Health and safety is a minefield, and there are three words in that phrase that don’t sit well together. The truth is though that it’s up to responsible employers to get the balance of their attention right. Clearly encouraging people to take personal responsibility for their own health and safety and that of others around them is vital in reducing deaths and injuries in the work place, but this has to be part of a holistic approach to the subject rather than a sticking plaster for organisatonal inadequacies.

The culture has to be a positive one. People have to want to do their jobs safely because they care about each other and they believe that the company cares about them. Employers need to make sure that all of their people are well trained and have the appropriate, well-maintained equipment to do the job properly.

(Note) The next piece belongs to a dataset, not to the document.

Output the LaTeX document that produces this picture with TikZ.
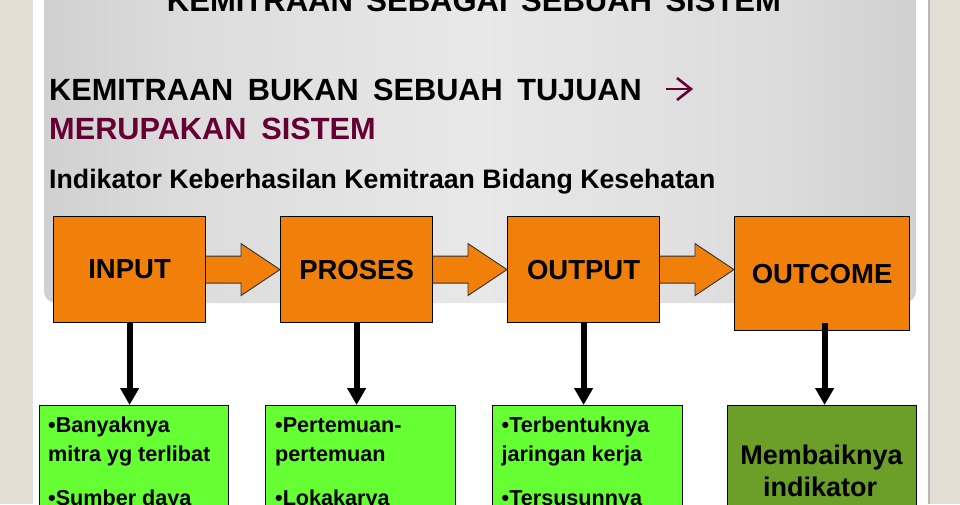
\documentclass[tikz,border=0pt]{standalone}
\usepackage{fontspec}
\setmainfont{Liberation Sans}
\usetikzlibrary{arrows.meta,calc}
\definecolor{beige}{RGB}{227,222,212}
\definecolor{maroon}{RGB}{102,0,51}
\definecolor{boxorange}{RGB}{240,128,10}
\definecolor{boxgreen}{RGB}{102,255,51}
\definecolor{boxolive}{RGB}{107,159,39}
\definecolor{pg0}{RGB}{168,168,168}
\definecolor{pg1}{RGB}{192,192,192}
\definecolor{pg2}{RGB}{220,220,220}
\definecolor{pg3}{RGB}{232,232,232}
\pgfdeclarehorizontalshading{panelshade}{100bp}{color(0bp)=(pg0); color(14bp)=(pg1); color(33bp)=(pg2); color(50bp)=(pg3); color(67bp)=(pg2); color(86bp)=(pg1); color(100bp)=(pg0)}
\newcommand\blockarr[2]{\path[barrow] ([yshift=13.5pt]#1) -- ([xshift=-39pt,yshift=13.5pt]#2) -- ([xshift=-39pt,yshift=26pt]#2) -- (#2) -- ([xshift=-39pt,yshift=-26pt]#2) -- ([xshift=-39pt,yshift=-13.5pt]#2) -- ([yshift=-13.5pt]#1);}
\begin{document}
\begin{tikzpicture}[x=1pt,y=-1pt,
  obox/.style={draw=black, line width=1.2pt, fill=boxorange, inner sep=0pt,
    font=\fontsize{27.5}{30}\selectfont\bfseries, anchor=north west},
  gbox/.style={draw=black, line width=1.2pt, fill=boxgreen, inner sep=0pt, anchor=north west},
  txt/.style={inner sep=0pt, anchor=base west},
  gtxt/.style={txt, font=\fontsize{21.6}{26}\selectfont\bfseries},
  barrow/.style={fill=boxorange, draw=black!80, line width=0.9pt, line join=miter},
  darrow/.style={draw=black, line width=6pt, -{Triangle[width=18pt,length=17pt]}}]
\useasboundingbox (0,0) rectangle (960,504);
\clip (0,0) rectangle (960,504);
% slide background
\fill[beige] (0,0) rectangle (960,504);
\fill[white] (33,0) rectangle (928,504);
\fill[black!12] (32,0) rectangle (33,504);
\fill[black!28] (928,0) rectangle (930,504);
% title panel
\shade[shading=panelshade, rounded corners=12pt] (44,-30) rectangle (916,303);
% titles
\node[txt, anchor=base, font=\fontsize{31}{34}\selectfont\bfseries] (t0) at (474,11)
  {\spaceskip=13.5pt\relax KEMITRAAN SEBAGAI SEBUAH SISTEM};
\node[txt, font=\fontsize{30.7}{34}\selectfont\bfseries] (t1) at (49,100)
  {\spaceskip=14.5pt\relax KEMITRAAN BUKAN SEBUAH TUJUAN};
\draw[maroon, line width=2.6pt] (666,89) -- (691,89);
\draw[maroon, line width=2.6pt, line join=miter] (677,78) -- (691,89) -- (677,100);
\node[txt, text=maroon, font=\fontsize{30.7}{34}\selectfont\bfseries] (t2) at (49,139)
  {\spaceskip=15pt\relax MERUPAKAN SISTEM};
\node[txt, font=\fontsize{26.7}{30}\selectfont\bfseries] (t3) at (49,188)
  {Indikator Keberhasilan Kemitraan Bidang Kesehatan};
% orange boxes
\node[obox, minimum width=152pt, minimum height=106pt] (inp) at (53,216) {INPUT};
\node[obox, minimum width=152pt, minimum height=106pt] (proc) at (280,216) {PROSES};
\node[obox, minimum width=152pt, minimum height=106pt] (outp) at (507,216) {OUTPUT};
\node[obox, minimum width=175pt, minimum height=114pt] (outc) at (734,216) {OUTCOME};
% block arrows
\coordinate (tip1) at (inp.east -| proc.west);
\coordinate (tip2) at (proc.east -| outp.west);
\coordinate (tip3) at (outp.east -| outc.west);
\blockarr{inp.east}{tip1}
\blockarr{proc.east}{tip2}
\blockarr{outp.east}{tip3}
% green boxes
\node[gbox, minimum width=189.5pt, minimum height=130pt] (g1) at (38.5,405) {};
\node[gbox, minimum width=190pt, minimum height=130pt] (g2) at (265,405) {};
\node[gbox, minimum width=190pt, minimum height=130pt] (g3) at (492,405) {};
\node[gbox, fill=boxolive, minimum width=189pt, minimum height=130pt] (g4) at (727,405) {};
% down arrows
\draw[darrow] (inp.south) -- (inp.south |- g1.north);
\draw[darrow] (proc.south) -- (proc.south |- g2.north);
\draw[darrow] (outp.south) -- (outp.south |- g3.north);
\coordinate (o4) at ([xshift=2.5pt,yshift=8pt]outc.south);
\draw[darrow] (o4) -- (o4 |- g4.north);
% green box texts
\node[gtxt] (g1a) at (48,432) {•Banyaknya};
\node[gtxt] (g1b) at (48,461) {mitra yg terlibat};
\node[gtxt] (g1c) at (48,505) {•Sumber daya};
\node[gtxt] (g2a) at (275,432) {•Pertemuan-};
\node[gtxt] (g2b) at (275,461) {pertemuan};
\node[gtxt] (g2c) at (275,505) {•Lokakarya};
\node[gtxt] (g3a) at (501.5,432) {•Terbentuknya};
\node[gtxt] (g3b) at (501.5,461) {jaringan kerja};
\node[gtxt] (g3c) at (501.5,505) {•Tersusunnya};
\node[txt, anchor=base, font=\fontsize{27}{32}\selectfont\bfseries] (g4a) at (821.5,464) {Membaiknya};
\node[txt, anchor=base, font=\fontsize{27}{32}\selectfont\bfseries] (g4b) at (820,496) {indikator};
\end{tikzpicture}
\end{document}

They need to ensure that there is a positive leadership in place that actively discourages excessive time and budget pressures, which could lead to acceptance of unnecessary risk. They need to keep processes and procedures up to date and encourage regular and positive employee engagement in health and safety discussions, and that includes speaking to the Unions, not because the law says you must, but because it’s the right thing to do. And that’s what it all hinges on really; what’s the right thing to do? What is it that will help to stop people getting killed or injured at work?

So, when the turkey, stilton and indigestion are but a distant memory, and 2010 comes knocking on your door with a shiny black piece of coal, what will your New Year’s resolution be? To give up smoking for the fourth year running? To finish decorating the children’s bedroom in that Barbie wall paper you bought in the 2009 January sales? Or will it be to focus your attention at work on making sure that both your culture and management with regard to health and safety are as good as they can possibly be?

It’s not an easy trick for any business, but the positive outcomes will make walking that particular tightrope well worth the effort. Just remember to use a safety-net… those PC Police? They’re everywhere.

From everyone at Juice, have a very Merry Christmas and a safe and prosperous 2010!